'''

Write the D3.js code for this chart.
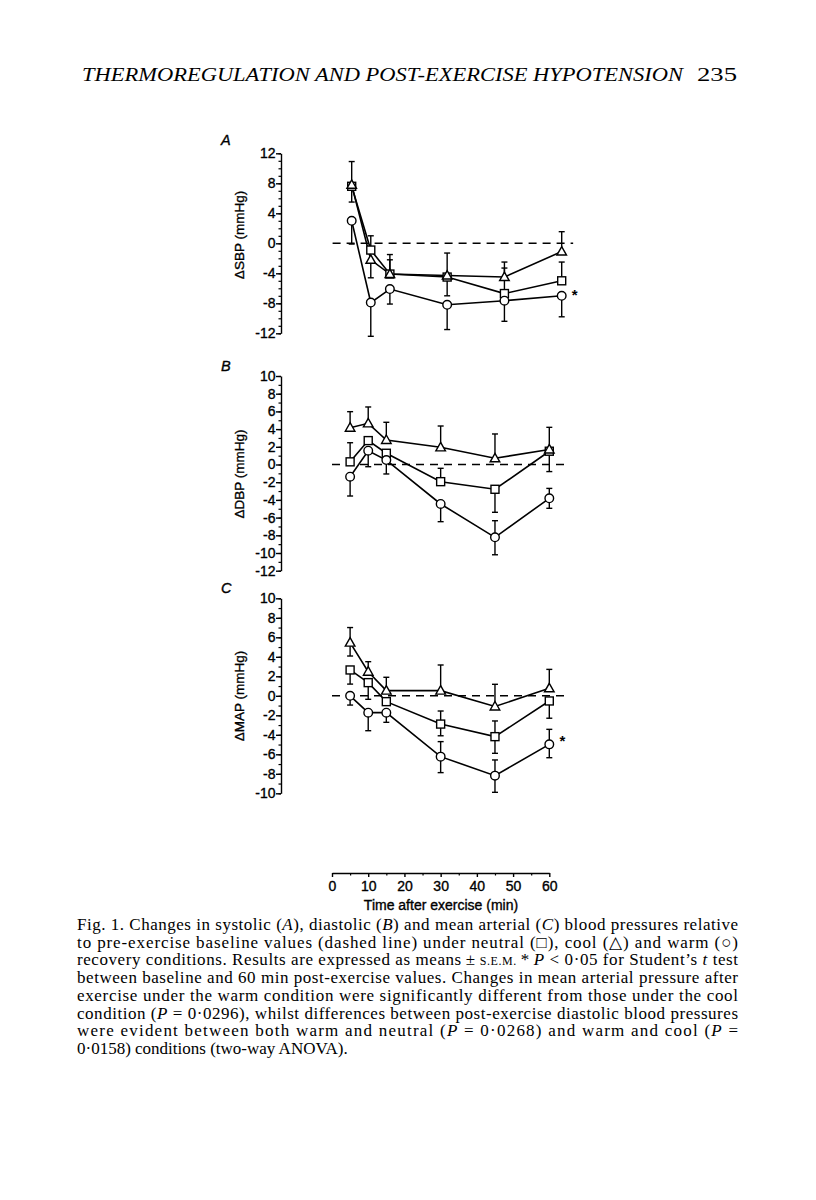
<!DOCTYPE html>
<html>
<head>
<meta charset="utf-8">
<script src="https://cdn.jsdelivr.net/npm/d3@7"></script>
<style>
  body { margin: 0; background: #fff; }
</style>
</head>
<body>
<svg id="fig" width="816" height="1200"></svg>
<script>
// sampling times (min after exercise)
var times = [5, 10, 15, 30, 45, 60];

// A: change in systolic pressure; Up/Down = end of the drawn error bar (null = none)
var sbpNeutral = [7.6, -0.9, -4.1, -4.5, -6.7, -5.0];
var sbpNeutralUp = [10.9, 1.0, -1.5, null, -3.3, -2.5];
var sbpNeutralDown = [null, null, null, -7.0, null, null];
var sbpCool = [7.8, -2.2, -4.1, -4.3, -4.5, -1.1];
var sbpCoolUp = [null, null, -2.2, -1.3, -2.5, 1.55];
var sbpCoolDown = [5.5, -4.6, null, null, null, null];
var sbpWarm = [3.0, -7.9, -6.1, -8.2, -7.65, -7.0];
var sbpWarmUp = [null, null, null, null, null, null];
var sbpWarmDown = [-0.1, -12.4, -8.1, -11.5, -10.4, -9.8];

// B: change in diastolic pressure
var dbpNeutral = [0.3, 2.7, 1.27, -1.94, -2.8, 1.5];
var dbpNeutralUp = [2.46, null, null, -0.43, null, null];
var dbpNeutralDown = [null, null, null, null, -5.4, -0.8];
var dbpCool = [4.16, 4.65, 2.77, 1.94, 0.7, 1.7];
var dbpCoolUp = [5.97, 6.5, 4.77, 4.35, 3.45, 4.2];
var dbpCoolDown = [null, null, null, null, null, null];
var dbpWarm = [-1.38, 1.56, 0.5, -4.46, -8.23, -3.82];
var dbpWarmUp = [null, null, null, null, -6.35, -2.7];
var dbpWarmDown = [-3.56, -0.25, -1.07, -6.46, -10.2, -4.95];

// C: change in mean arterial pressure
var mapNeutral = [2.65, 1.35, -0.6, -2.9, -4.19, -0.53];
var mapNeutralUp = [null, null, null, -1.56, -2.58, null];
var mapNeutralDown = [1.2, -0.36, null, -4.1, -5.9, -2.3];
var mapCool = [5.45, 2.47, 0.53, 0.53, -1.1, 0.77];
var mapCoolUp = [7.0, 3.5, 1.9, 3.16, 1.18, 2.71];
var mapCoolDown = [4.08, null, null, null, null, null];
var mapWarm = [0, -1.73, -1.73, -6.24, -8.19, -4.98];
var mapWarmUp = [null, null, null, -4.7, -6.58, -3.44];
var mapWarmDown = [-0.95, -3.58, -2.72, -7.88, -9.9, -6.35];

// tick labels
var sbpTicks = [12, 8, 4, 0, -4, -8, -12];
var dbpTicks = [10, 8, 6, 4, 2, 0, -2, -4, -6, -8, -10, -12];
var mapTicks = [10, 8, 6, 4, 2, 0, -2, -4, -6, -8, -10];
var timeTicks = [0, 10, 20, 30, 40, 50, 60];
var timeMinor = [5, 15, 25, 35, 45, 55];

var headerText = 'THERMOREGULATION AND POST-EXERCISE HYPOTENSION';
var pageNumber = '235';
var xTitle = 'Time after exercise (min)';

// caption: each line is a list of [text, style] pieces (i = italic, sc = small caps)
var captionLines = [
  [['Fig. 1. Changes in systolic ('], ['A', 'i'], ['), diastolic ('], ['B', 'i'], [') and mean arterial ('], ['C', 'i'], [') blood pressures relative']],
  [['to pre-exercise baseline values (dashed line) under neutral (\u25A1), cool (\u25B3) and warm (\u25CB)']],
  [['recovery conditions. Results are expressed as means\u2009\u00B1\u2009'], ['S.E.M.', 'sc'], ['\u2009*\u2009'], ['P', 'i'], [' < 0\u00B705 for Student\u2019s '], ['t', 'i'], [' test']],
  [['between baseline and 60 min post-exercise values. Changes in mean arterial pressure after']],
  [['exercise under the warm condition were significantly different from those under the cool']],
  [['condition ('], ['P', 'i'], [' = 0\u00B70296), whilst differences between post-exercise diastolic blood pressures']],
  [['were evident between both warm and neutral ('], ['P', 'i'], [' = 0\u00B70268) and warm and cool ('], ['P', 'i'], [' =']],
  [['0\u00B70158) conditions (two-way ANOVA).']]
];

var sans = "'Liberation Sans', Arial, Helvetica, sans-serif";
var serif = "'Liberation Serif', 'Times New Roman', serif";

// tick labels print with a short hyphen as minus sign
var fmt = function (d) { return String(d); };

var svg = d3.select('#fig');

// header
svg.append('text')
    .attr('x', 82).attr('y', 81)
    .attr('font-family', serif).attr('font-style', 'italic')
    .attr('font-size', 18.5)
    .attr('textLength', 601).attr('lengthAdjust', 'spacingAndGlyphs')
    .text(headerText);
svg.append('text')
    .attr('x', 737).attr('y', 81)
    .attr('text-anchor', 'end')
    .attr('font-family', serif).attr('font-size', 18.5)
    .attr('textLength', 40).attr('lengthAdjust', 'spacingAndGlyphs')
    .text(pageNumber);

var panels = [
  { letter: 'A', title: '\u0394SBP (mmHg)', ticks: sbpTicks, domain: [-12, 12],
    yRange: [333.3, 153.3], xRange: [332.6, 561.7], dashEnd: 63, letterY: 145, titleY: 235,
    star: true, starDy: 4,
    series: [
      { shape: 'square', v: sbpNeutral, up: sbpNeutralUp, down: sbpNeutralDown },
      { shape: 'triangle', v: sbpCool, up: sbpCoolUp, down: sbpCoolDown },
      { shape: 'circle', v: sbpWarm, up: sbpWarmUp, down: sbpWarmDown }
    ] },
  { letter: 'B', title: '\u0394DBP (mmHg)', ticks: dbpTicks, domain: [-12, 10],
    yRange: [570.7, 376], xRange: [332, 549.3], dashEnd: 65, letterY: 371, titleY: 474,
    star: false,
    series: [
      { shape: 'square', v: dbpNeutral, up: dbpNeutralUp, down: dbpNeutralDown },
      { shape: 'triangle', v: dbpCool, up: dbpCoolUp, down: dbpCoolDown },
      { shape: 'circle', v: dbpWarm, up: dbpWarmUp, down: dbpWarmDown }
    ] },
  { letter: 'C', title: '\u0394MAP (mmHg)', ticks: mapTicks, domain: [-10, 10],
    yRange: [793.3, 598.3], xRange: [332, 549.3], dashEnd: 65, letterY: 593, titleY: 696,
    star: true, starDy: 1.5,
    series: [
      { shape: 'square', v: mapNeutral, up: mapNeutralUp, down: mapNeutralDown },
      { shape: 'triangle', v: mapCool, up: mapCoolUp, down: mapCoolDown },
      { shape: 'circle', v: mapWarm, up: mapWarmUp, down: mapWarmDown }
    ] }
];

var axisX = 281;

function inkText(sel) {
  // printed labels are a touch heavier than the plain font
  sel.attr('stroke', '#000').attr('stroke-width', 0.35);
}

panels.forEach(function (p) {
  var x = d3.scaleLinear().domain([0, 60]).range(p.xRange);
  var y = d3.scaleLinear().domain(p.domain).range(p.yRange);
  var g = svg.append('g');

  // panel letter
  g.append('text')
      .attr('x', 221).attr('y', p.letterY)
      .attr('font-family', sans).attr('font-style', 'italic')
      .attr('font-size', 14.5)
      .call(inkText)
      .text(p.letter);

  // y title
  g.append('text')
      .attr('transform', 'translate(244,' + p.titleY + ') rotate(-90)')
      .attr('text-anchor', 'middle')
      .attr('font-family', sans).attr('font-size', 13.5)
      .call(inkText)
      .text(p.title);

  // minor ticks every 1 unit
  g.append('g')
      .attr('transform', 'translate(' + axisX + ',0)')
      .call(d3.axisLeft(y).tickValues(d3.range(p.domain[0], p.domain[1] + 1)).tickSize(2.5).tickFormat(''))
      .call(function (a) { a.select('.domain').remove(); })
      .selectAll('line').attr('stroke-width', 1.2);

  // major ticks + labels
  g.append('g')
      .attr('transform', 'translate(' + axisX + ',0)')
      .call(d3.axisLeft(y).tickValues(p.ticks).tickSize(5).tickSizeOuter(0).tickPadding(0.5).tickFormat(fmt))
      .attr('font-family', sans).attr('font-size', 14)
      .call(function (a) {
        a.select('.domain').attr('stroke-width', 1.4);
        a.selectAll('line').attr('stroke-width', 1.4);
        a.selectAll('text').call(inkText);
      });

  // baseline
  g.append('line')
      .attr('x1', x(0)).attr('x2', x(p.dashEnd))
      .attr('y1', y(0)).attr('y2', y(0))
      .attr('stroke', '#000').attr('stroke-width', 1.4)
      .attr('stroke-dasharray', '8,6');

  var line = d3.line()
      .x(function (d, i) { return x(times[i]); })
      .y(function (d) { return y(d); });

  p.series.forEach(function (s) {
    g.append('path')
        .attr('d', line(s.v))
        .attr('fill', 'none').attr('stroke', '#000').attr('stroke-width', 1.6);
  });

  // error bars
  p.series.forEach(function (s) {
    [s.up, s.down].forEach(function (ends) {
      ends.forEach(function (e, i) {
        if (e === null) return;
        var cx = x(times[i]);
        g.append('line')
            .attr('x1', cx).attr('x2', cx)
            .attr('y1', y(s.v[i])).attr('y2', y(e))
            .attr('stroke', '#000').attr('stroke-width', 1.4);
        g.append('line')
            .attr('x1', cx - 3).attr('x2', cx + 3)
            .attr('y1', y(e)).attr('y2', y(e))
            .attr('stroke', '#000').attr('stroke-width', 1.4);
      });
    });
  });

  // markers
  p.series.forEach(function (s) {
    s.v.forEach(function (v, i) {
      var cx = x(times[i]), cy = y(v);
      var m;
      if (s.shape === 'circle') {
        m = g.append('circle').attr('cx', cx).attr('cy', cy).attr('r', 4.3);
      } else if (s.shape === 'square') {
        m = g.append('rect').attr('x', cx - 4).attr('y', cy - 4).attr('width', 8).attr('height', 8);
      } else {
        m = g.append('path').attr('d', 'M' + cx + ',' + (cy - 5) + 'L' + (cx + 4.8) + ',' + (cy + 3.5) + 'L' + (cx - 4.8) + ',' + (cy + 3.5) + 'Z');
      }
      m.attr('fill', '#fff').attr('stroke', '#000').attr('stroke-width', 1.4);
    });
  });

  if (p.star) {
    var warm = p.series[2].v;
    g.append('text')
        .attr('x', x(60) + 13).attr('y', y(warm[warm.length - 1]) + p.starDy)
        .attr('text-anchor', 'middle')
        .attr('font-family', sans).attr('font-weight', 'bold').attr('font-size', 15)
        .text('*');
  }
});

// shared time axis
var tScale = d3.scaleLinear().domain([0, 60]).range([332, 549.3]);
svg.append('g')
    .attr('transform', 'translate(0,873)')
    .call(d3.axisBottom(tScale).tickValues(timeMinor).tickSize(2.5).tickFormat(''))
    .call(function (a) { a.select('.domain').remove(); })
    .selectAll('line').attr('stroke-width', 1.2);
svg.append('g')
    .attr('transform', 'translate(0,873)')
    .call(d3.axisBottom(tScale).tickValues(timeTicks).tickSize(4).tickSizeOuter(0).tickPadding(4.5).tickFormat(fmt))
    .attr('font-family', sans).attr('font-size', 14)
    .call(function (a) {
      a.select('.domain').attr('stroke-width', 1.4);
      a.selectAll('line').attr('stroke-width', 1.4);
      a.selectAll('text').call(inkText);
    });
svg.append('text')
    .attr('x', 441).attr('y', 910)
    .attr('text-anchor', 'middle')
    .attr('font-family', sans).attr('font-size', 14)
    .call(inkText)
    .text(xTitle);

// caption
captionLines.forEach(function (parts, li) {
  var t = svg.append('text')
      .attr('x', 77).attr('y', 930 + li * 17.7)
      .attr('font-family', serif).attr('font-size', 17);
  if (li < captionLines.length - 1) {
    t.attr('textLength', 661).attr('lengthAdjust', 'spacing');
  }
  parts.forEach(function (pt) {
    var ts = t.append('tspan').text(pt[0]);
    if (pt[1] === 'i') ts.attr('font-style', 'italic');
    if (pt[1] === 'sc') ts.attr('font-size', 12);
  });
});
</script>
</body>
</html>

'''

**TASK**.
Return, unchanged, the lines from the first line of the material through the line that holds "var dbpWarmDown = [-3.56, -0.25, -1.07, -6.46, -10.2, -4.95];", inclusive, omitting pictures.

**RESPONSE TO THIS TASK**.
Write the D3.js code for this chart.
<!DOCTYPE html>
<html>
<head>
<meta charset="utf-8">
<script src="https://cdn.jsdelivr.net/npm/d3@7"></script>
<style>
  body { margin: 0; background: #fff; }
</style>
</head>
<body>
<svg id="fig" width="816" height="1200"></svg>
<script>
// sampling times (min after exercise)
var times = [5, 10, 15, 30, 45, 60];

// A: change in systolic pressure; Up/Down = end of the drawn error bar (null = none)
var sbpNeutral = [7.6, -0.9, -4.1, -4.5, -6.7, -5.0];
var sbpNeutralUp = [10.9, 1.0, -1.5, null, -3.3, -2.5];
var sbpNeutralDown = [null, null, null, -7.0, null, null];
var sbpCool = [7.8, -2.2, -4.1, -4.3, -4.5, -1.1];
var sbpCoolUp = [null, null, -2.2, -1.3, -2.5, 1.55];
var sbpCoolDown = [5.5, -4.6, null, null, null, null];
var sbpWarm = [3.0, -7.9, -6.1, -8.2, -7.65, -7.0];
var sbpWarmUp = [null, null, null, null, null, null];
var sbpWarmDown = [-0.1, -12.4, -8.1, -11.5, -10.4, -9.8];

// B: change in diastolic pressure
var dbpNeutral = [0.3, 2.7, 1.27, -1.94, -2.8, 1.5];
var dbpNeutralUp = [2.46, null, null, -0.43, null, null];
var dbpNeutralDown = [null, null, null, null, -5.4, -0.8];
var dbpCool = [4.16, 4.65, 2.77, 1.94, 0.7, 1.7];
var dbpCoolUp = [5.97, 6.5, 4.77, 4.35, 3.45, 4.2];
var dbpCoolDown = [null, null, null, null, null, null];
var dbpWarm = [-1.38, 1.56, 0.5, -4.46, -8.23, -3.82];
var dbpWarmUp = [null, null, null, null, -6.35, -2.7];
var dbpWarmDown = [-3.56, -0.25, -1.07, -6.46, -10.2, -4.95];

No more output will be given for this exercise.